Уже в восьмой раз Торре дель Греко оказался наполовину разрушен.

В тот момент, когда я пишу вам, то есть в субботу утром, очередное жерло открылось на двух третях высоты Большого конуса, в Атрио дель Кавалло, и еще неизвестно, что оно нам скажет.


P.S. — Везувий и впрямь исполнен причуд. В среду в нижней части Торре дель Греко, в квартале морского причала, открылись новые расселины. У пекаря сгорел весь его запас дров. В домах на соседней улице тот же подземный огонь воспламенил всю солому и всякого рода топливо. В полночь пресная вода в городском фонтане исчезла, уступив место сернистой воде с чрезвычайно высоким содержанием солей. Наконец, на берегу, напротив соборной церкви, уходя метров на сорок в море, открылась еще одна трещина, из которой огромными пузырями хлещет сернистая вода, смешиваясь с морской водой.


ХОСЕ БОРХЕС

I

Дорогие читатели!

Мне более чем понятно, что вы имеете полное право поинтересоваться, почему в тот момент, когда мною предпринято новое издание, которое, на ваш взгляд, должно потребовать моего присутствия в Париже, я продолжаю находиться где-то далеко.

Чтобы ответить на ваш вопрос, пускаться в откровенность необязательно, но пояснения дать необходимо.

Возможно, вы знаете, что, вступив в Неаполь, Гарибальди первым делом назначил меня директором Бурбонского музея и раскопок Помпей и, точно так же, как в Палермо меня по его приказу поселили во дворце короля Рожера, в Неаполе меня по его приказу поселили во дворце короля Фердинанда.

Когда-нибудь, сидя с пером в руках на террасе этого небольшого дворца, я попытаюсь рассказать вам, что он представляет собой в наше время, однако сейчас мне надо поговорить с вами лишь о причинах, заставивших меня возвратиться в Неаполь.

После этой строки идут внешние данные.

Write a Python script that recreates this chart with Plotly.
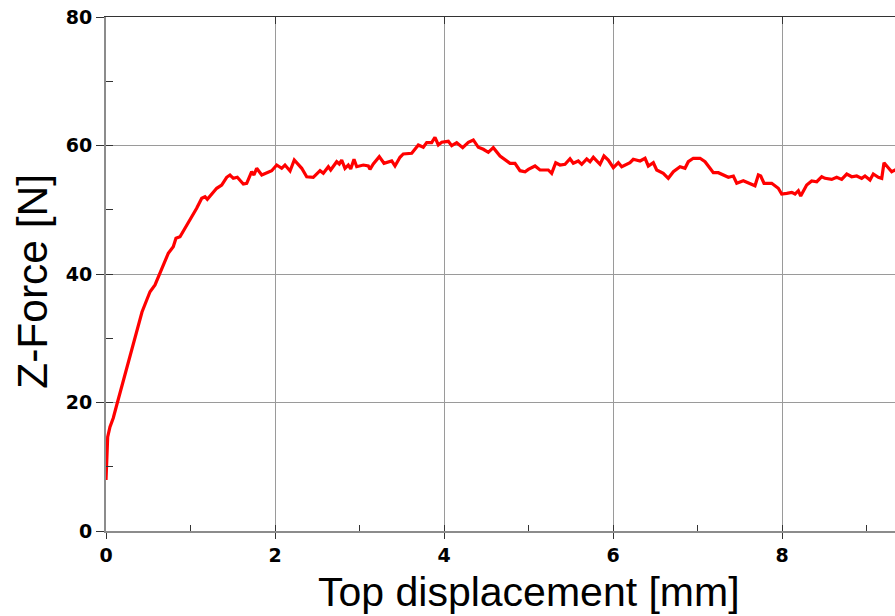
import plotly.graph_objects as go

# Measured Z-force versus top displacement
displacement_mm = [
    0.000, 0.008, 0.020, 0.047, 0.086, 0.127, 0.166, 0.205, 0.284, 0.367,
    0.426, 0.482, 0.521, 0.580, 0.619, 0.678, 0.737, 0.796, 0.828, 0.876,
    0.935, 1.014, 1.073, 1.133, 1.172, 1.199, 1.310, 1.369, 1.428, 1.467,
    1.507, 1.554, 1.625, 1.665, 1.724, 1.751, 1.783, 1.843, 1.902, 1.961,
    2.020, 2.079, 2.118, 2.178, 2.228, 2.288, 2.316, 2.375, 2.453, 2.533,
    2.572, 2.631, 2.659, 2.730, 2.761, 2.789, 2.828, 2.867, 2.896, 2.935,
    2.967, 3.045, 3.104, 3.124, 3.163, 3.234, 3.290, 3.381, 3.420, 3.479,
    3.518, 3.618, 3.696, 3.755, 3.795, 3.854, 3.893, 3.933, 3.973, 4.051,
    4.091, 4.150, 4.221, 4.288, 4.347, 4.406, 4.465, 4.524, 4.583, 4.663,
    4.742, 4.781, 4.840, 4.899, 4.959, 4.998, 5.077, 5.136, 5.234, 5.274,
    5.322, 5.373, 5.432, 5.491, 5.530, 5.589, 5.630, 5.689, 5.728, 5.767,
    5.846, 5.893, 5.944, 6.004, 6.063, 6.103, 6.201, 6.240, 6.320, 6.379,
    6.418, 6.477, 6.517, 6.595, 6.654, 6.714, 6.793, 6.852, 6.891, 6.950,
    7.030, 7.089, 7.148, 7.187, 7.246, 7.306, 7.365, 7.424, 7.464, 7.542,
    7.621, 7.680, 7.720, 7.748, 7.787, 7.878, 7.956, 7.996, 8.056, 8.115,
    8.154, 8.193, 8.221, 8.292, 8.351, 8.411, 8.470, 8.509, 8.588, 8.647,
    8.706, 8.766, 8.825, 8.884, 8.943, 8.982, 9.041, 9.080, 9.140, 9.180,
    9.207, 9.258, 9.298, 9.337, 9.360,
]
z_force_n = [
    7.94, 11.36, 14.63, 16.19, 17.59, 19.61, 21.48, 23.50, 27.39, 31.28,
    34.09, 35.95, 37.24, 38.29, 39.58, 41.40, 43.22, 44.25, 45.56, 45.80,
    47.11, 48.67, 50.22, 51.78, 52.03, 51.63, 53.34, 53.85, 55.05, 55.41,
    54.89, 55.05, 54.01, 54.12, 55.92, 55.41, 56.45, 55.41, 55.77, 56.08,
    56.96, 56.45, 56.96, 56.03, 57.74, 56.96, 56.45, 55.14, 55.05, 56.08,
    55.67, 56.70, 56.19, 57.48, 57.12, 57.74, 56.45, 56.96, 56.34, 57.85,
    56.70, 56.96, 56.81, 56.29, 57.12, 58.26, 57.23, 57.59, 56.81, 58.16,
    58.68, 58.79, 60.08, 59.72, 60.44, 60.44, 61.28, 60.08, 60.50, 60.65,
    59.97, 60.44, 59.66, 60.50, 60.86, 59.72, 59.41, 58.94, 59.66, 58.37,
    57.59, 57.23, 57.23, 56.08, 55.92, 56.29, 56.81, 56.19, 56.19, 55.67,
    57.32, 56.96, 57.07, 57.94, 57.23, 57.59, 57.07, 57.90, 57.48, 58.16,
    57.07, 58.37, 57.74, 56.54, 57.32, 56.70, 57.32, 57.85, 57.59, 58.01,
    56.81, 57.32, 56.19, 55.67, 54.89, 55.92, 56.70, 56.45, 57.48, 58.01,
    58.01, 57.48, 56.45, 55.77, 55.77, 55.41, 55.05, 55.25, 54.12, 54.52,
    54.01, 53.74, 55.41, 55.25, 54.12, 54.12, 53.34, 52.45, 52.56, 52.71,
    52.45, 52.97, 52.14, 53.85, 54.47, 54.36, 55.14, 54.89, 54.73, 55.05,
    54.73, 55.56, 55.14, 55.25, 54.89, 55.25, 54.63, 55.56, 55.05, 54.89,
    57.32, 56.45, 55.92, 56.19, 55.90,
]

x_range = [0, 9.337]
y_range = [0, 80]

x_title = "Top displacement [mm]"
y_title = "Z-Force [N]"

TICK_FONT = dict(family="DejaVu Sans", size=19, color="#000000")
TITLE_FAMILY = "Liberation Sans, Arial, sans-serif"
GRID = "#9a9a9a"
AXIS_LINE = "#8c8c8c"
DARK = "#333333"

fig = go.Figure()

fig.add_trace(go.Scatter(
    x=displacement_mm, y=z_force_n, mode="lines",
    line=dict(color="#ff0000", width=3.2), showlegend=False, hoverinfo="skip",
))
# helper traces so the overlay axes carrying the extra ticks are drawn
fig.add_trace(go.Scatter(x=[None], y=[None], xaxis="x2", yaxis="y2",
                         showlegend=False, hoverinfo="skip"))
fig.add_trace(go.Scatter(x=[None], y=[None], xaxis="x3", yaxis="y2",
                         showlegend=False, hoverinfo="skip"))

fig.update_layout(
    width=895, height=616,
    margin=dict(l=106, r=0, t=17, b=85),
    paper_bgcolor="white", plot_bgcolor="white",
    xaxis=dict(
        range=x_range, dtick=2, tick0=0,
        showgrid=True, gridcolor=GRID, gridwidth=1, zeroline=False,
        showline=True, linecolor=AXIS_LINE, linewidth=2,
        ticks="outside", ticklen=6, tickwidth=1, tickcolor=DARK,
        tickfont=TICK_FONT, tickprefix="<b>", ticksuffix="</b>",
    ),
    xaxis2=dict(
        overlaying="x", range=x_range, dtick=1, tick0=0,
        showgrid=False, zeroline=False, showline=False,
        ticks="inside", ticklen=6, tickwidth=1, tickcolor=DARK,
        showticklabels=False,
    ),
    xaxis3=dict(
        overlaying="x", side="top", range=x_range, dtick=2, tick0=0,
        showgrid=False, zeroline=False,
        showline=True, linecolor=DARK, linewidth=1,
        ticks="inside", ticklen=7, tickwidth=1, tickcolor=DARK,
        showticklabels=False,
    ),
    yaxis=dict(
        range=y_range, dtick=20, tick0=0,
        showgrid=True, gridcolor=GRID, gridwidth=1, zeroline=False,
        showline=True, linecolor=AXIS_LINE, linewidth=2,
        ticks="outside", ticklen=8, tickwidth=1, tickcolor=DARK,
        tickfont=TICK_FONT, tickprefix="<b>", ticksuffix="</b>",
    ),
    yaxis2=dict(
        overlaying="y", range=y_range, dtick=10, tick0=0,
        showgrid=False, zeroline=False, showline=False,
        ticks="inside", ticklen=7, tickwidth=1, tickcolor=DARK,
        showticklabels=False,
    ),
    annotations=[
        dict(text=x_title, xref="paper", yref="paper", x=0.536, y=-0.119,
             xanchor="center", yanchor="middle", showarrow=False,
             font=dict(family=TITLE_FAMILY, size=41, color="#000000")),
        dict(text=y_title, xref="paper", yref="paper", x=-0.093, y=0.486,
             xanchor="center", yanchor="middle", textangle=-90, showarrow=False,
             font=dict(family=TITLE_FAMILY, size=42.5, color="#000000")),
    ],
)

fig.write_html("out.html")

Я принялся там за большое и длинное сочинение, объемом около десяти или двенадцати томов, — историю целой династии, хронику ста двадцати шести лет, рассказ о царствовании пяти королей: Карла III, Фердинанда I, Франциска I, Фердинанда II, Франциска II, то есть историю всей ветви испанских Бурбонов, которая, будучи пересажена в землю Неаполя, укоренилась там и расцвела, но в конце концов засохла.